In “Mistress America,” Greta Gerwig might as well have “Force of Nature” stamped on her forehead. Not that we need the prompting. She plays 30-year-old Brooke, a volatile mix of carefree and careworn. We are introduced to her by the film’s narrator and centerpiece, Tracy (Lola Kirke), the shy 18-year-old Barnard student and would-be fiction writer whose mother is engaged to Brooke’s father.

After they meet up for the first time, in Times Square, Brooke immediately sweeps Tracy up in a swirl of parties and gabfests. Brooke teaches a spinning class in the mornings – which, given her energy, makes sense – and plans to open a homey restaurant in Brooklyn. But her financier, a Greek boyfriend, has backed out. She must raise $75,000 by Monday.

Gerwig co-wrote the movie with director Noah Baumbach – their previous collaboration was “Frances Ha” – and this may explain why Brooke is such an unmodulated chatterbox throughout the film. This becomes exhausting after a while, which might not have been the case if the chatter, or the characters, were sharper. Baumbach is attempting to make a screwball comedy, which is not easy to do. You have to be not only funny, but relentlessly so. Especially in the film’s complication-ensnarled second half, when Brooke descends upon an old flame (Michael Chernus), now wealthy and living in a Connecticut mansion with his wife (Heather Lind), the bon mots often devolve into gabble.

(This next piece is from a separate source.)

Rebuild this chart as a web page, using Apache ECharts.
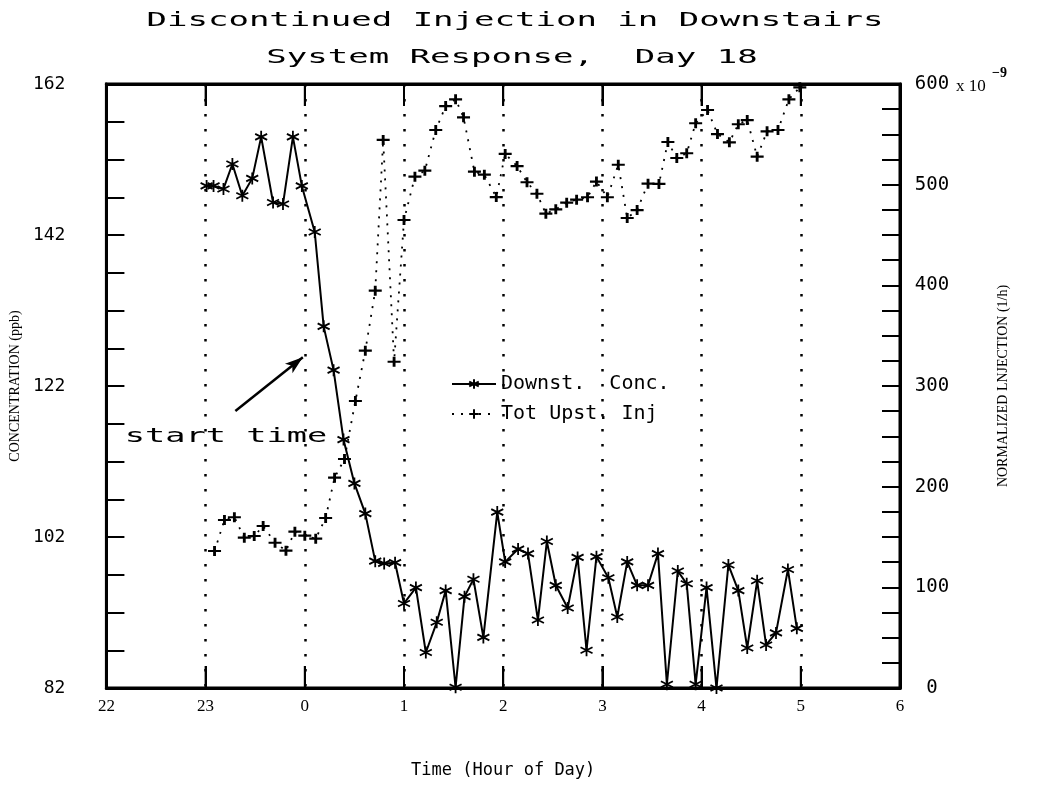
<!DOCTYPE html>
<html>
<head>
<meta charset="utf-8">
<script src="https://cdn.jsdelivr.net/npm/echarts@6/dist/echarts.min.js"></script>
<style>
  html, body { margin: 0; padding: 0; background: #fff; }
  #chart { width: 1052px; height: 797px; }
</style>
</head>
<body>
<div id="chart"></div>
<script>
// Time is in hours from midnight of day 18; the evening before is negative (22:00 = -2, 23:00 = -1).
const hourTicks = [-2, -1, 0, 1, 2, 3, 4, 5, 6];
const hourLabels = ['22', '23', '0', '1', '2', '3', '4', '5', '6'];

// Left scale: downstairs concentration (ppb)
const concTicks = [82, 87, 92, 97, 102, 107, 112, 117, 122, 127, 132, 137, 142, 147, 152, 157, 162];
const concLabels = [82, 102, 122, 142, 162];
// Right scale: normalized injection (x 10^-9 1/h)
const injLabels = [0, 100, 200, 300, 400, 500, 600];

// Downstairs concentration samples
const concTime = [-0.99, -0.92, -0.82, -0.73, -0.63, -0.53, -0.44, -0.32, -0.22, -0.12,
  -0.03, 0.10, 0.19, 0.29, 0.39, 0.50, 0.61, 0.71, 0.80, 0.91,
  1.00, 1.12, 1.22, 1.33, 1.42, 1.52, 1.61, 1.70, 1.80, 1.94,
  2.02, 2.15, 2.25, 2.35, 2.44, 2.53, 2.65, 2.75, 2.84, 2.94,
  3.06, 3.15, 3.25, 3.35, 3.46, 3.56, 3.65, 3.76, 3.85, 3.94,
  4.05, 4.15, 4.27, 4.37, 4.46, 4.56, 4.65, 4.75, 4.87, 4.96];
const concValue = [148.5, 148.5, 148.1, 151.4, 147.2, 149.5, 155.0, 146.3, 146.1, 155.0,
  148.5, 142.4, 129.9, 124.1, 114.9, 109.1, 105.1, 98.8, 98.5, 98.6,
  93.2, 95.3, 86.7, 90.7, 94.9, 82.1, 94.1, 96.4, 88.7, 105.3,
  98.7, 100.4, 99.8, 91.0, 101.4, 95.6, 92.6, 99.3, 87.0, 99.4,
  96.6, 91.4, 98.7, 95.6, 95.6, 99.8, 82.5, 97.5, 95.8, 82.5,
  95.3, 82.0, 98.3, 94.9, 87.3, 96.2, 87.7, 89.3, 97.7, 89.9];

// Total upstairs injection samples
const injTime = [-0.91, -0.81, -0.71, -0.61, -0.51, -0.42, -0.30, -0.19, -0.10, 0.00,
  0.11, 0.21, 0.30, 0.40, 0.51, 0.61, 0.71, 0.79, 0.90, 1.00,
  1.11, 1.21, 1.32, 1.42, 1.52, 1.60, 1.71, 1.81, 1.93, 2.02,
  2.14, 2.24, 2.34, 2.43, 2.53, 2.64, 2.74, 2.85, 2.94, 3.05,
  3.16, 3.25, 3.35, 3.46, 3.57, 3.66, 3.75, 3.85, 3.94, 4.06,
  4.16, 4.28, 4.37, 4.46, 4.56, 4.66, 4.77, 4.88, 4.99];
const injValue = [136.1, 166.9, 169.6, 149.3, 151.0, 160.9, 144.3, 136.4, 155.3, 151.3,
  148.3, 168.9, 208.9, 227.5, 285.1, 335.1, 394.7, 544.4, 324.1, 464.9,
  507.9, 513.9, 554.3, 578.1, 584.8, 566.9, 512.9, 509.9, 487.7, 530.5,
  518.5, 502.4, 491.0, 471.2, 475.5, 482.1, 485.1, 487.5, 503.1, 487.5,
  519.8, 466.9, 474.8, 501.0, 500.7, 542.4, 526.5, 531.2, 561.0, 574.2,
  550.3, 542.1, 560.0, 564.2, 527.8, 553.0, 554.3, 584.8, 596.7];

// "start time" arrow, from tail to head, in (hour, ppb)
const arrowTail = [-0.70, 118.7];
const arrowHead = [-0.02, 125.8];

const plotterFont = '"DejaVu Sans Mono", "Liberation Mono", monospace';
const serifFont = '"Liberation Serif", "DejaVu Serif", serif';

const starSymbol = 'path://M0,-10L0,10M-8.66,-5L8.66,5M-8.66,5L8.66,-5';
const plusSymbol = 'path://M-6,0L6,0M0,-6L0,6';

const concData = concTime.map((t, i) => [t, concValue[i]]);
const injData = injTime.map((t, i) => [t, injValue[i]]);

const chart = echarts.init(document.getElementById('chart'), null, { renderer: 'canvas' });

function tickStyle() { return { color: '#000', width: 2 }; }
function frameLine() { return { show: true, onZero: false, lineStyle: { color: '#000', width: 3 } }; }

const HOUR_TICK_LEN = 22;

const textGraphics = [
  {
    id: 'title1', type: 'text', x: 515, y: 21, scaleX: 1.7,
    style: { text: 'Discontinued Injection in Downstairs', font: '20px ' + plotterFont, fill: '#000', align: 'center', verticalAlign: 'middle' }
  },
  {
    id: 'title2', type: 'text', x: 512, y: 58, scaleX: 1.7,
    style: { text: 'System Response,  Day 18', font: '20px ' + plotterFont, fill: '#000', align: 'center', verticalAlign: 'middle' }
  },
  {
    id: 'startText', type: 'text', x: 226, y: 437, scaleX: 1.68,
    style: { text: 'start time', font: '20px ' + plotterFont, fill: '#000', align: 'center', verticalAlign: 'middle' }
  },
  {
    id: 'unitBase', type: 'text', x: 956, y: 87,
    style: { text: 'x 10', font: '17px ' + serifFont, fill: '#000', align: 'left', verticalAlign: 'middle' }
  },
  {
    id: 'unitExp', type: 'text', x: 992, y: 73,
    style: { text: '\u22129', font: 'bold 14px ' + serifFont, fill: '#000', align: 'left', verticalAlign: 'middle' }
  }
];

chart.setOption({
  animation: false,
  backgroundColor: '#fff',
  grid: {
    left: 103, right: 152, top: 84, bottom: 109,
    show: true, borderColor: '#000', borderWidth: 3, backgroundColor: 'transparent'
  },
  legend: {
    orient: 'vertical',
    left: 446, top: 369,
    itemWidth: 44, itemHeight: 12, itemGap: 10,
    textStyle: { fontFamily: plotterFont, fontSize: 20, color: '#000' },
    data: ['Downst.  Conc.', 'Tot Upst. Inj']
  },
  xAxis: [
    {
      type: 'value', min: -2, max: 6, interval: 1, position: 'bottom',
      axisLine: frameLine(),
      axisTick: { show: true, inside: true, length: HOUR_TICK_LEN, lineStyle: tickStyle() },
      axisLabel: {
        color: '#000', fontFamily: serifFont, fontSize: 17, margin: 10,
        formatter: v => hourLabels[hourTicks.indexOf(v)]
      },
      splitLine: { show: true, lineStyle: { color: '#000', width: 2.5, type: [2.5, 12.5] } },
      name: 'Time (Hour of Day)', nameLocation: 'middle', nameGap: 74,
      nameTextStyle: { fontFamily: plotterFont, fontSize: 17, color: '#000' }
    },
    {
      type: 'value', min: -2, max: 6, interval: 1, position: 'top',
      axisLine: frameLine(),
      axisTick: { show: true, inside: true, length: HOUR_TICK_LEN, lineStyle: tickStyle() },
      axisLabel: { show: false },
      splitLine: { show: false }
    }
  ],
  yAxis: [
    {
      type: 'value', min: 82, max: 162, position: 'left',
      axisLine: frameLine(),
      axisTick: { show: true, inside: true, length: 18, lineStyle: tickStyle(), customValues: concTicks },
      axisLabel: {
        customValues: concLabels,
        color: '#000', fontFamily: plotterFont, fontSize: 18, margin: 41
      },
      splitLine: { show: false },
      name: 'CONCENTRATION (ppb)', nameLocation: 'middle', nameRotate: 90, nameGap: 76,
      nameTextStyle: { fontFamily: serifFont, fontSize: 14, color: '#000' }
    },
    {
      type: 'value', min: 0, max: 600, interval: 25, position: 'right',
      axisLine: frameLine(),
      axisTick: { show: true, inside: true, length: 18, lineStyle: tickStyle() },
      axisLabel: {
        color: '#000', fontFamily: plotterFont, fontSize: 19, margin: 32, align: 'center',
        formatter: v => (injLabels.indexOf(v) >= 0 ? String(v) : '')
      },
      splitLine: { show: false },
      name: 'NORMALIZED LNJECTION (1/h)', nameLocation: 'middle', nameRotate: 90, nameGap: 96,
      nameTextStyle: { fontFamily: serifFont, fontSize: 14, color: '#000' }
    }
  ],
  series: [
    {
      name: 'Downst.  Conc.',
      type: 'line',
      xAxisIndex: 0, yAxisIndex: 0,
      data: concData,
      symbol: starSymbol, symbolSize: 12,
      itemStyle: { color: '#000', borderColor: '#000', borderWidth: 1.8 },
      lineStyle: { color: '#000', width: 2 },
      z: 3,
      markLine: {
        silent: true,
        symbol: ['none', 'arrow'], symbolSize: [9, 18],
        lineStyle: { color: '#000', width: 2.5, type: 'solid' },
        label: { show: false },
        data: [[{ coord: arrowTail }, { coord: arrowHead }]]
      }
    },
    {
      name: 'Tot Upst. Inj',
      type: 'line',
      xAxisIndex: 0, yAxisIndex: 1,
      data: injData,
      symbol: plusSymbol, symbolSize: [13, 10],
      itemStyle: { color: '#000', borderColor: '#000', borderWidth: 2.5 },
      lineStyle: { color: '#000', width: 1.8, type: [2, 7] },
      z: 2
    }
  ],
  graphic: textGraphics
});

// Solid hour ticks on the top and bottom edges of the frame, placed through the time axis scale.
const yBottom = chart.convertToPixel({ yAxisIndex: 0 }, 82);
const yTop = chart.convertToPixel({ yAxisIndex: 0 }, 162);
const hourTickLines = [];
hourTicks.forEach((h, i) => {
  const x = chart.convertToPixel({ xAxisIndex: 0 }, h);
  hourTickLines.push({
    id: 'hourTickB' + i, type: 'line', z: 10,
    shape: { x1: x, y1: yBottom, x2: x, y2: yBottom - HOUR_TICK_LEN },
    style: { stroke: '#000', lineWidth: 2 }
  });
  hourTickLines.push({
    id: 'hourTickT' + i, type: 'line', z: 10,
    shape: { x1: x, y1: yTop, x2: x, y2: yTop + HOUR_TICK_LEN },
    style: { stroke: '#000', lineWidth: 2 }
  });
});
chart.setOption({ graphic: textGraphics.concat(hourTickLines) });
</script>
</body>
</html>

Still, Baumbach has a good eye for middle-class/upper-class pretensions, invaluable when one is making a screwball comedy, and the cast, including Tracy’s college literary cohort Tony (Matthew Shear) and his hyper-possessive girlfriend Nicolette (Jasmine Cephas Jones), are spirited. As the pushback to Gerwig’s force field, Kirke may at times be too mousy for her own (or the film’s) good, but her stillnesses are often a welcome respite in this whirligig. Grade: B- (Rated R for language including some sexual references.)